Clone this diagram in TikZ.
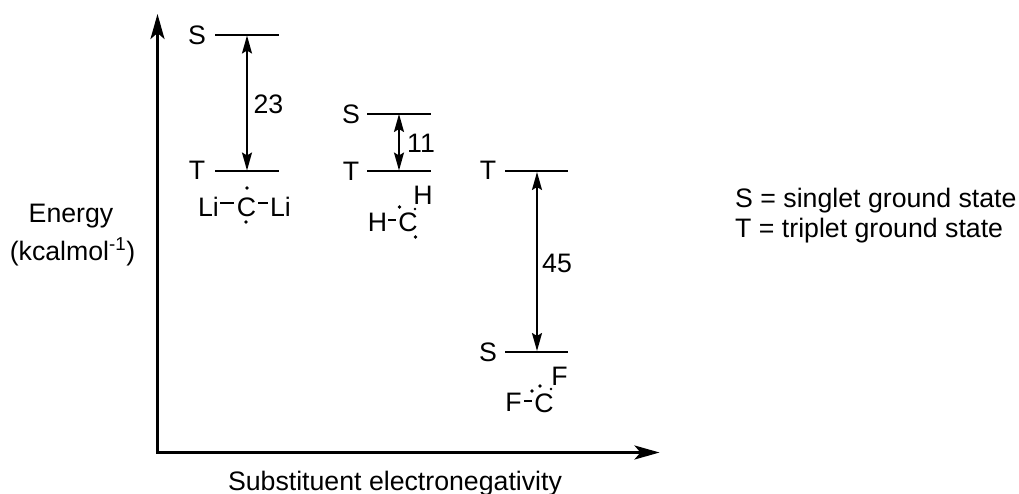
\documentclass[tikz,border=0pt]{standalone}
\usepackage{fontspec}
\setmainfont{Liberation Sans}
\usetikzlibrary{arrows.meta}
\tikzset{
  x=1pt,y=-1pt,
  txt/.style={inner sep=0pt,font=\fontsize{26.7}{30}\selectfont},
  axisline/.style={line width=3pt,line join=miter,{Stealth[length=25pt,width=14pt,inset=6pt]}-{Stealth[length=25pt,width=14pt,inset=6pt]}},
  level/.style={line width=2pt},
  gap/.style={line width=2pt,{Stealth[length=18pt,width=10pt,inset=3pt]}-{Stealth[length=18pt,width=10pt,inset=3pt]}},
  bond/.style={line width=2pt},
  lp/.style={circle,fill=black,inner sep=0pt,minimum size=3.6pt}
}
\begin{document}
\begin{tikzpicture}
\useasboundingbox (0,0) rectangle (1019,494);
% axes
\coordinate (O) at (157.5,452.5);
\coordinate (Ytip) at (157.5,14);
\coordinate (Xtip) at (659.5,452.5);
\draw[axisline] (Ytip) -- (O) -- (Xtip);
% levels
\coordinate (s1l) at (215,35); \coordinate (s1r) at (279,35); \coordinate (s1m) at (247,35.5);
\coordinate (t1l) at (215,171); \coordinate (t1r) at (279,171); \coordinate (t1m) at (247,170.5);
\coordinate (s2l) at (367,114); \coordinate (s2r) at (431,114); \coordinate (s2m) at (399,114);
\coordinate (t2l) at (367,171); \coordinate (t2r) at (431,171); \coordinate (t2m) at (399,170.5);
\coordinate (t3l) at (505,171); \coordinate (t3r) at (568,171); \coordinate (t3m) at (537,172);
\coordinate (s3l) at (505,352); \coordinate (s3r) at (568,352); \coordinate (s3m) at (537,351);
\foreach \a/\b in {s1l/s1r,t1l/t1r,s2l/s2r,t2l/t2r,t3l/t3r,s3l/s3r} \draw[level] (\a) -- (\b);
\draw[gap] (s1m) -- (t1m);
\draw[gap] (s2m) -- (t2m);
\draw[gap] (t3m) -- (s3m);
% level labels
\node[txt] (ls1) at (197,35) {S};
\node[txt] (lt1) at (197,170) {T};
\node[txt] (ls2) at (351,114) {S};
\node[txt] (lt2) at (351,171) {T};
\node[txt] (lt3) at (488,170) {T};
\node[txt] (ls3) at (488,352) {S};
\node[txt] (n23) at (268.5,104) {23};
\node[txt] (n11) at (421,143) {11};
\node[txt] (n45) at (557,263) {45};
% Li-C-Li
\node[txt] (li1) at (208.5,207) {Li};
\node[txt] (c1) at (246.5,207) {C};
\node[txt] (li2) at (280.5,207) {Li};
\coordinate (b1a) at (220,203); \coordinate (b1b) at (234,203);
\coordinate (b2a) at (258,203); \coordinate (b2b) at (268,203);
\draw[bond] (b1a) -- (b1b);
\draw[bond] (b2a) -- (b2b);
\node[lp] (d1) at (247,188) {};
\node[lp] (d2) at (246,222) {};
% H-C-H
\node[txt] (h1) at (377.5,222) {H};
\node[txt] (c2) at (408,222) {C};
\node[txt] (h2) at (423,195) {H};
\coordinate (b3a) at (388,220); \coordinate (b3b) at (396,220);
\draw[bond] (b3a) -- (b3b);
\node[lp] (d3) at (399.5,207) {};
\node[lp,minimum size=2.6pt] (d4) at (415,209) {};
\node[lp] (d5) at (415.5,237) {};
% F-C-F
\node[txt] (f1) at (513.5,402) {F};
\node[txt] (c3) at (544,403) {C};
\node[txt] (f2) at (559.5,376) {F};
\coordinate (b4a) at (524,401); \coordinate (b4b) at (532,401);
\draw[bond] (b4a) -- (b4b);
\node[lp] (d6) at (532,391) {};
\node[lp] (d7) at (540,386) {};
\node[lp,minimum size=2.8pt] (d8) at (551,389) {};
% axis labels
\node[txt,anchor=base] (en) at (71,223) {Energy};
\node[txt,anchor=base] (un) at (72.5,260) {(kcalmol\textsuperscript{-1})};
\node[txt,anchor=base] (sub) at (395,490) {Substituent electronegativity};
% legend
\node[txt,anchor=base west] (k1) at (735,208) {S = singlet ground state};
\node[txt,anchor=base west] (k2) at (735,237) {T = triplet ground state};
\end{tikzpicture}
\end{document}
★ ★ ★ ★ ★
**Request:** Quote each line of the listing exactly, but leave the pictures out.

**Output for this task:**
Clone this diagram in TikZ.
\documentclass[tikz,border=0pt]{standalone}
\usepackage{fontspec}
\setmainfont{Liberation Sans}
\usetikzlibrary{arrows.meta}
\tikzset{
  x=1pt,y=-1pt,
  txt/.style={inner sep=0pt,font=\fontsize{26.7}{30}\selectfont},
  axisline/.style={line width=3pt,line join=miter,{Stealth[length=25pt,width=14pt,inset=6pt]}-{Stealth[length=25pt,width=14pt,inset=6pt]}},
  level/.style={line width=2pt},
  gap/.style={line width=2pt,{Stealth[length=18pt,width=10pt,inset=3pt]}-{Stealth[length=18pt,width=10pt,inset=3pt]}},
  bond/.style={line width=2pt},
  lp/.style={circle,fill=black,inner sep=0pt,minimum size=3.6pt}
}
\begin{document}
\begin{tikzpicture}
\useasboundingbox (0,0) rectangle (1019,494);
% axes
\coordinate (O) at (157.5,452.5);
\coordinate (Ytip) at (157.5,14);
\coordinate (Xtip) at (659.5,452.5);
\draw[axisline] (Ytip) -- (O) -- (Xtip);
% levels
\coordinate (s1l) at (215,35); \coordinate (s1r) at (279,35); \coordinate (s1m) at (247,35.5);
\coordinate (t1l) at (215,171); \coordinate (t1r) at (279,171); \coordinate (t1m) at (247,170.5);
\coordinate (s2l) at (367,114); \coordinate (s2r) at (431,114); \coordinate (s2m) at (399,114);
\coordinate (t2l) at (367,171); \coordinate (t2r) at (431,171); \coordinate (t2m) at (399,170.5);
\coordinate (t3l) at (505,171); \coordinate (t3r) at (568,171); \coordinate (t3m) at (537,172);
\coordinate (s3l) at (505,352); \coordinate (s3r) at (568,352); \coordinate (s3m) at (537,351);
\foreach \a/\b in {s1l/s1r,t1l/t1r,s2l/s2r,t2l/t2r,t3l/t3r,s3l/s3r} \draw[level] (\a) -- (\b);
\draw[gap] (s1m) -- (t1m);
\draw[gap] (s2m) -- (t2m);
\draw[gap] (t3m) -- (s3m);
% level labels
\node[txt] (ls1) at (197,35) {S};
\node[txt] (lt1) at (197,170) {T};
\node[txt] (ls2) at (351,114) {S};
\node[txt] (lt2) at (351,171) {T};
\node[txt] (lt3) at (488,170) {T};
\node[txt] (ls3) at (488,352) {S};
\node[txt] (n23) at (268.5,104) {23};
\node[txt] (n11) at (421,143) {11};
\node[txt] (n45) at (557,263) {45};
% Li-C-Li
\node[txt] (li1) at (208.5,207) {Li};
\node[txt] (c1) at (246.5,207) {C};
\node[txt] (li2) at (280.5,207) {Li};
\coordinate (b1a) at (220,203); \coordinate (b1b) at (234,203);
\coordinate (b2a) at (258,203); \coordinate (b2b) at (268,203);
\draw[bond] (b1a) -- (b1b);
\draw[bond] (b2a) -- (b2b);
\node[lp] (d1) at (247,188) {};
\node[lp] (d2) at (246,222) {};
% H-C-H
\node[txt] (h1) at (377.5,222) {H};
\node[txt] (c2) at (408,222) {C};
\node[txt] (h2) at (423,195) {H};
\coordinate (b3a) at (388,220); \coordinate (b3b) at (396,220);
\draw[bond] (b3a) -- (b3b);
\node[lp] (d3) at (399.5,207) {};
\node[lp,minimum size=2.6pt] (d4) at (415,209) {};
\node[lp] (d5) at (415.5,237) {};
% F-C-F
\node[txt] (f1) at (513.5,402) {F};
\node[txt] (c3) at (544,403) {C};
\node[txt] (f2) at (559.5,376) {F};
\coordinate (b4a) at (524,401); \coordinate (b4b) at (532,401);
\draw[bond] (b4a) -- (b4b);
\node[lp] (d6) at (532,391) {};
\node[lp] (d7) at (540,386) {};
\node[lp,minimum size=2.8pt] (d8) at (551,389) {};
% axis labels
\node[txt,anchor=base] (en) at (71,223) {Energy};
\node[txt,anchor=base] (un) at (72.5,260) {(kcalmol\textsuperscript{-1})};
\node[txt,anchor=base] (sub) at (395,490) {Substituent electronegativity};
% legend
\node[txt,anchor=base west] (k1) at (735,208) {S = singlet ground state};
\node[txt,anchor=base west] (k2) at (735,237) {T = triplet ground state};
\end{tikzpicture}
\end{document}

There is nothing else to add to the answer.